Candidates for Congress and the White House this cycle can take a pledge to reject political money from fossil fuel interests. Presidential hopefuls have been asked to close the revolving door between Wall Street and the federal government in their executive branch appointments. And they can always embrace the decades-old pledge that they will not support a tax increase while in office.
But how much power is there in a political pledge, especially if Republican presidential contenders are already breaking one to the GOP itself? If lawmakers and presidents disavow their promises once in office, such pledges aren’t worth the paper they’re written on.
Even if they keep their word, there can be a downside as Trump, Cruz and Kasich now contend.
“There are hundreds of pledges that are submitted to campaigns, and it puts the candidate in a box,” said Ryan Williams, a senior vice president at FP1 Strategies who worked on Mitt Romney’s 2008 and 2012 presidential campaigns. “These pledges are an attempt by a lot of groups to wield political clout and hold candidates to their standards, but many of these pledges are very black and white — sometimes candidates like to find gray area.”
The prevalence of political pledges, Williams noted, may be why some lawmakers are unwilling to compromise.
Cruz, in backing away from the RNC pledge, explained that circumstances had shifted with increasingly nasty rhetoric involving candidates’ personal lives. “I’m not in the habit of supporting someone who attacks my wife and my family,” Cruz told the CNN town hall.
To have any staying power, a pledge must ultimately be enforced by voters — not by the lobbying groups or parties that craft them, said Grover Norquist, author of the Taxpayer Protection Pledge, one of the best known.
In that one-sentence pledge, candidates vow to the American people that they will “oppose any and all efforts to increase the marginal income tax rate for individuals and/or businesses.”
Nearly all sitting Republican lawmakers and GOP congressional candidates have signed the tax pledge. Norquist said he has secured signed copies from all the remaining Republican presidential hopefuls except front-runner Donald Trump.
Trump’s people say the pledge document is on the way, Norquist said.
“One reason why the Taxpayer Protection Pledge is often mimicked, but rarely successfully, is that the pledge is one thing and it doesn’t change,” said Norquist, president of Americans for Tax Reform, who launched the pledge in 1986.
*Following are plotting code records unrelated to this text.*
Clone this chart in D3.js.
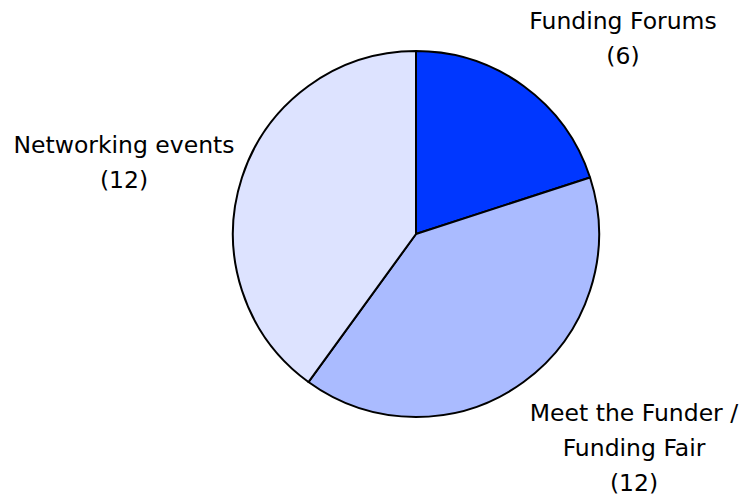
<!DOCTYPE html>
<html><head><meta charset="utf-8">
<script src="https://cdn.jsdelivr.net/npm/d3@7"></script>
<style>body{margin:0;background:#fff}svg{display:block}</style>
</head><body>
<script>
const categories = ["Funding Forums", "Meet the Funder / Funding Fair", "Networking events"];
const values = [6, 12, 12];
const labelLines = [["Funding Forums", "(6)"], ["Meet the Funder /", "Funding Fair", "(12)"], ["Networking events", "(12)"]];
const colors = ["#0037FF", "#AABBFF", "#DDE3FF"];

const W = 750, H = 499, cx = 416, cy = 234, R = 183;
const svg = d3.select("body").append("svg").attr("width", W).attr("height", H);
const pie = d3.pie().sort(null).value(d => d)(values);
const arc = d3.arc().innerRadius(0).outerRadius(R);
const g = svg.append("g").attr("transform", `translate(${cx},${cy})`);
g.selectAll("path").data(pie).join("path")
  .attr("d", arc)
  .attr("fill", (d, i) => colors[i])
  .attr("stroke", "#000").attr("stroke-width", 2).attr("stroke-linejoin", "round");

const labelPos = [[623, 29], [634, 421], [124, 153]];
const lh = 35;
labelLines.forEach((lines, i) => {
  const t = svg.append("text").attr("text-anchor", "middle")
    .attr("font-family", "'DejaVu Sans', sans-serif")
    .attr("font-size", 23.5).attr("fill", "#000");
  lines.forEach((s, j) => {
    t.append("tspan").attr("x", labelPos[i][0]).attr("y", labelPos[i][1] + j * lh).text(s);
  });
});
</script>
</body></html>
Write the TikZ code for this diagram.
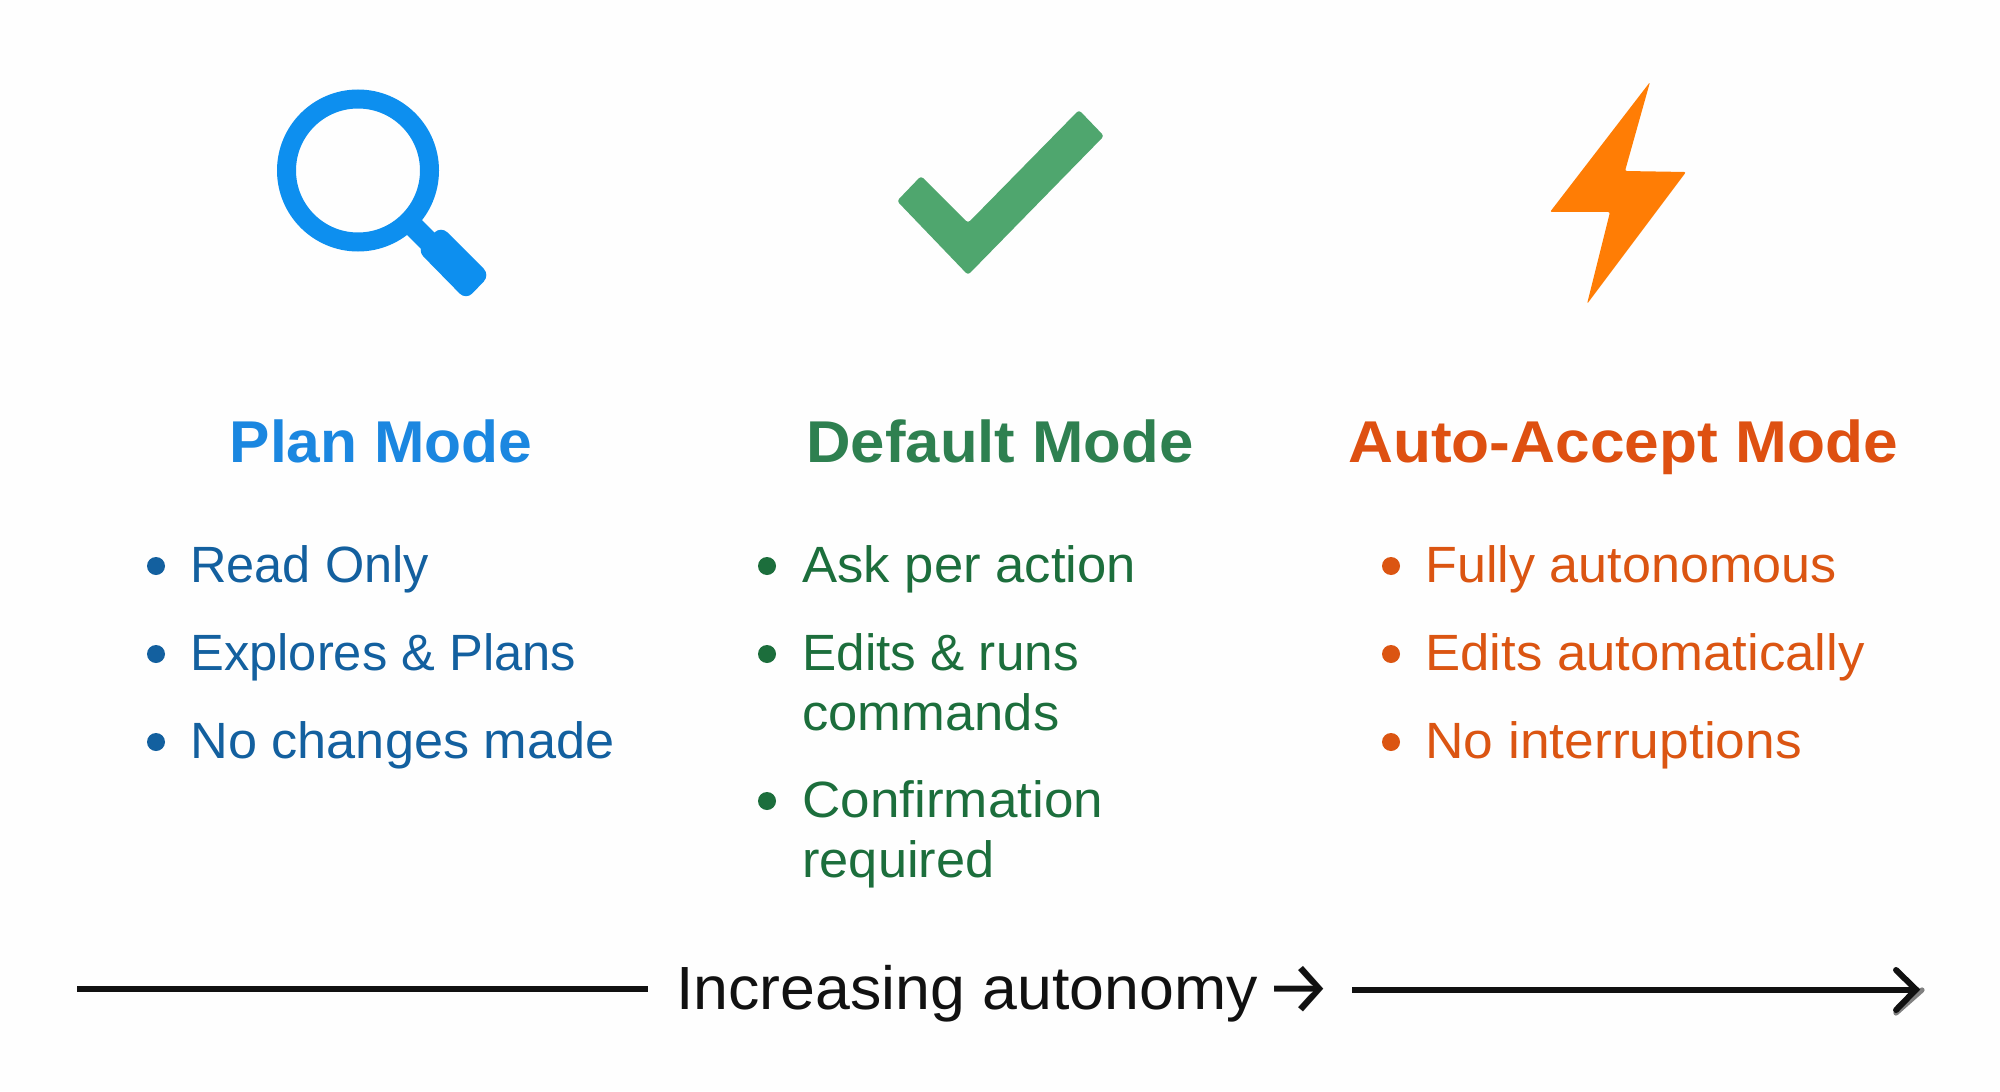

Sticking to the tax pledge is totally within the signer’s control. It’s not a promise to repeal, for example, the 2010 health care law, which would require a cooperative effort to accomplish.
Though most voters, especially this cycle, would likely roll their eyes when asked if politicians really keep their promises, academic research has found that at least with the taxpayer pledge, lawmakers take it very seriously.
That pledge “is quite effective at locking politicians into anti-tax positions,” wrote Stanford University’s Michael Tomz and Robert P. Van Houweling of the University of California, Berkeley, in a 2012 paper titled “Political Pledges as Credible Commitments.”
Even amid periods of national crisis, such as the debt-ceiling debate of 2011, Republicans held the line against any deals that would have included tax increases, the academics concluded.
“Written campaign pledges hold up better than verbal ones because putting it down on paper or on a website makes it more concrete in the eyes of candidates and interest groups,” said Darrell West, director of governance studies at the Brookings Institution.
It’s that kind of policy muscle that many organizations are seeking with new pledges this year.
But if the RNC pledge is any indication, candidates may increasingly be willing to tear up such promises.